+++ Source data

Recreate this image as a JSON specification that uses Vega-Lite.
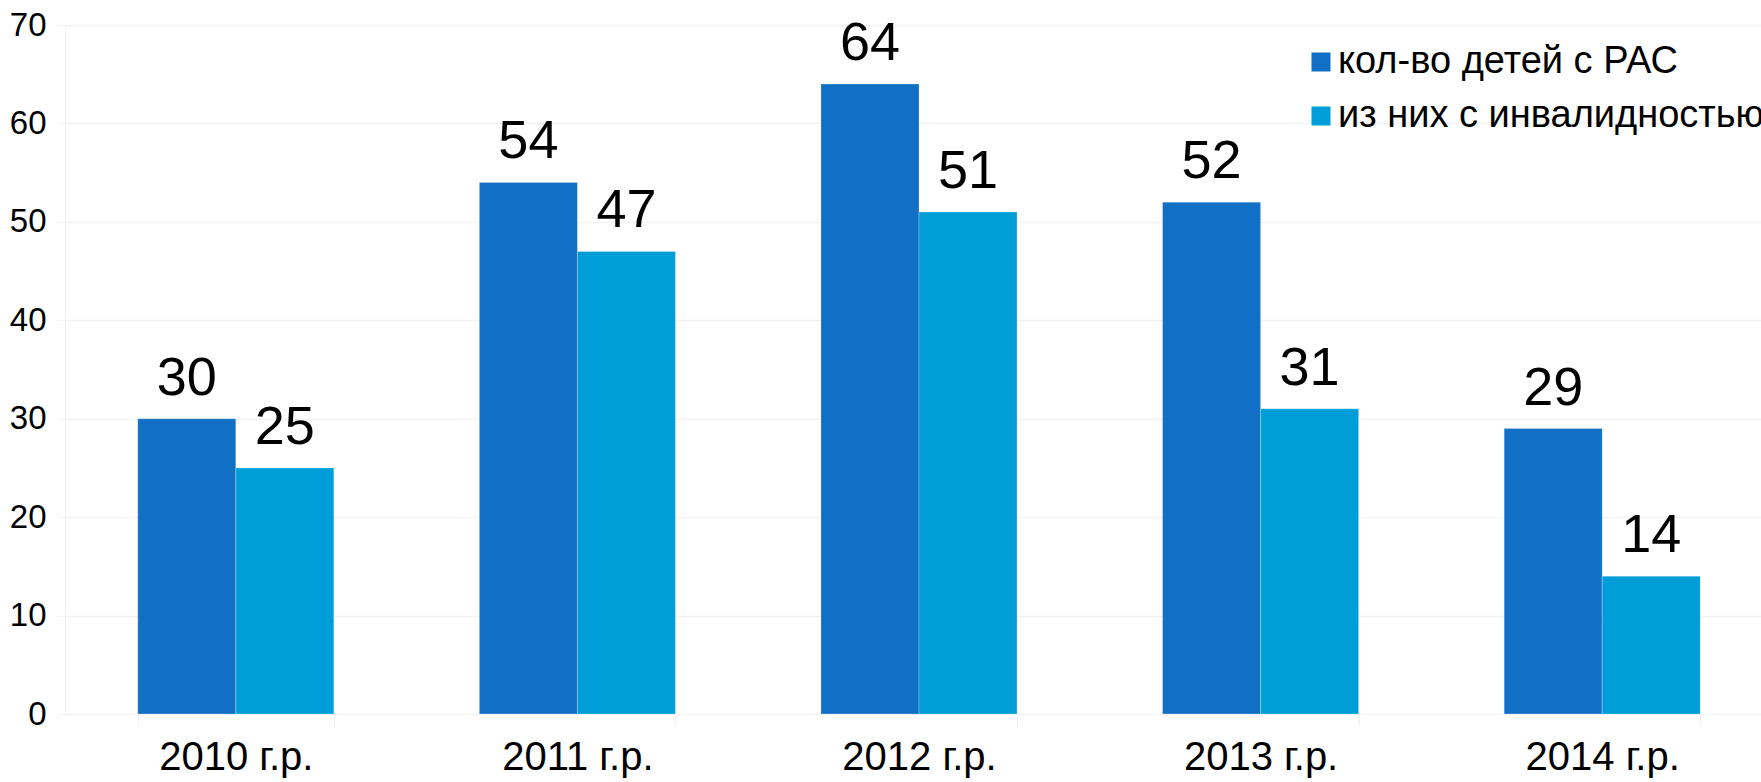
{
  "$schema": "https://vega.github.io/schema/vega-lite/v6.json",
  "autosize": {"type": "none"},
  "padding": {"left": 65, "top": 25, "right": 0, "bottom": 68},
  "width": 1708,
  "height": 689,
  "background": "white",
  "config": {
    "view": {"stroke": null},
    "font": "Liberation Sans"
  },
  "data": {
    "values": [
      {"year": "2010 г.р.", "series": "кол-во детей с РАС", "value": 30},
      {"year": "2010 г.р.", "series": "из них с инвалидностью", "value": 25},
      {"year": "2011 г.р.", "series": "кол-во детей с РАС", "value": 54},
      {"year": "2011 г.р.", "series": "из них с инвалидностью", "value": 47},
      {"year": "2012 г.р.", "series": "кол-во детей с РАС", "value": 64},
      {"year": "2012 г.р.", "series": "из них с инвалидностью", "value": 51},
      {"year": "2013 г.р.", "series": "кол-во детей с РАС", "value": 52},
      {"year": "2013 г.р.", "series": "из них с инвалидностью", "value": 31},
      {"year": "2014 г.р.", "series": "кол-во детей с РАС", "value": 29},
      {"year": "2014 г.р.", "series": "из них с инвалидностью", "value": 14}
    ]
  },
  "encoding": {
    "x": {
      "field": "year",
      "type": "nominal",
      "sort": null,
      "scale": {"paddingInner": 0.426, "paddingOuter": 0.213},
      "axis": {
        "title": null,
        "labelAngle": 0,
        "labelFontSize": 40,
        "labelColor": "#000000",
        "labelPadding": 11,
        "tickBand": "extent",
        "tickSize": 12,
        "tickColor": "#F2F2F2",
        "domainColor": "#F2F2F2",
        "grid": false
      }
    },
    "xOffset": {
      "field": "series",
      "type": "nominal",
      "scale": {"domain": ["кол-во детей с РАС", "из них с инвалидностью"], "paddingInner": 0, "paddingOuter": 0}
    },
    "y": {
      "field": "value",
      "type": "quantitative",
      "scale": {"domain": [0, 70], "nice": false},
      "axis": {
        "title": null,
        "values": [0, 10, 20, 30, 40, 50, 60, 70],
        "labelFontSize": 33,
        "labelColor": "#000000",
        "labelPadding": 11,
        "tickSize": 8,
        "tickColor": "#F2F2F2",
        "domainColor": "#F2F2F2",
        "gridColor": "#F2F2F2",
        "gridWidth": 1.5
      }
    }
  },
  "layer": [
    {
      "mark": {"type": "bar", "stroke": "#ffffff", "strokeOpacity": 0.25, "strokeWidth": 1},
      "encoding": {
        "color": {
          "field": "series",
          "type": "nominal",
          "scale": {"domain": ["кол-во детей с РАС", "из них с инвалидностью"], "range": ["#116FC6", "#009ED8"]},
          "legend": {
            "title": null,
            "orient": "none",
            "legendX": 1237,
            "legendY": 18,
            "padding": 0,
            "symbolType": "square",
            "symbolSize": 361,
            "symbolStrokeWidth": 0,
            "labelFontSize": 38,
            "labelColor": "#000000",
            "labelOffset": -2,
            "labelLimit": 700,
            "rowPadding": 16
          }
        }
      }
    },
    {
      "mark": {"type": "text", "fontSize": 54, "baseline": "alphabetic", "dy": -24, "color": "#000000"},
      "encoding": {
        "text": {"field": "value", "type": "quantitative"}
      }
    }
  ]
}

++++++

Exercise objective: Transcribe the material exactly, leaving every picture out.

Answer for this exercise:
Recreate this image as a JSON specification that uses Vega-Lite.
{
  "$schema": "https://vega.github.io/schema/vega-lite/v6.json",
  "autosize": {"type": "none"},
  "padding": {"left": 65, "top": 25, "right": 0, "bottom": 68},
  "width": 1708,
  "height": 689,
  "background": "white",
  "config": {
    "view": {"stroke": null},
    "font": "Liberation Sans"
  },
  "data": {
    "values": [
      {"year": "2010 г.р.", "series": "кол-во детей с РАС", "value": 30},
      {"year": "2010 г.р.", "series": "из них с инвалидностью", "value": 25},
      {"year": "2011 г.р.", "series": "кол-во детей с РАС", "value": 54},
      {"year": "2011 г.р.", "series": "из них с инвалидностью", "value": 47},
      {"year": "2012 г.р.", "series": "кол-во детей с РАС", "value": 64},
      {"year": "2012 г.р.", "series": "из них с инвалидностью", "value": 51},
      {"year": "2013 г.р.", "series": "кол-во детей с РАС", "value": 52},
      {"year": "2013 г.р.", "series": "из них с инвалидностью", "value": 31},
      {"year": "2014 г.р.", "series": "кол-во детей с РАС", "value": 29},
      {"year": "2014 г.р.", "series": "из них с инвалидностью", "value": 14}
    ]
  },
  "encoding": {
    "x": {
      "field": "year",
      "type": "nominal",
      "sort": null,
      "scale": {"paddingInner": 0.426, "paddingOuter": 0.213},
      "axis": {
        "title": null,
        "labelAngle": 0,
        "labelFontSize": 40,
        "labelColor": "#000000",
        "labelPadding": 11,
        "tickBand": "extent",
        "tickSize": 12,
        "tickColor": "#F2F2F2",
        "domainColor": "#F2F2F2",
        "grid": false
      }
    },
    "xOffset": {
      "field": "series",
      "type": "nominal",
      "scale": {"domain": ["кол-во детей с РАС", "из них с инвалидностью"], "paddingInner": 0, "paddingOuter": 0}
    },
    "y": {
      "field": "value",
      "type": "quantitative",
      "scale": {"domain": [0, 70], "nice": false},
      "axis": {
        "title": null,
        "values": [0, 10, 20, 30, 40, 50, 60, 70],
        "labelFontSize": 33,
        "labelColor": "#000000",
        "labelPadding": 11,
        "tickSize": 8,
        "tickColor": "#F2F2F2",
        "domainColor": "#F2F2F2",
        "gridColor": "#F2F2F2",
        "gridWidth": 1.5
      }
    }
  },
  "layer": [
    {
      "mark": {"type": "bar", "stroke": "#ffffff", "strokeOpacity": 0.25, "strokeWidth": 1},
      "encoding": {
        "color": {
          "field": "series",
          "type": "nominal",
          "scale": {"domain": ["кол-во детей с РАС", "из них с инвалидностью"], "range": ["#116FC6", "#009ED8"]},
          "legend": {
            "title": null,
            "orient": "none",
            "legendX": 1237,
            "legendY": 18,
            "padding": 0,
            "symbolType": "square",
            "symbolSize": 361,
            "symbolStrokeWidth": 0,
            "labelFontSize": 38,
            "labelColor": "#000000",
            "labelOffset": -2,
            "labelLimit": 700,
            "rowPadding": 16
          }
        }
      }
    },
    {
      "mark": {"type": "text", "fontSize": 54, "baseline": "alphabetic", "dy": -24, "color": "#000000"},
      "encoding": {
        "text": {"field": "value", "type": "quantitative"}
      }
    }
  ]
}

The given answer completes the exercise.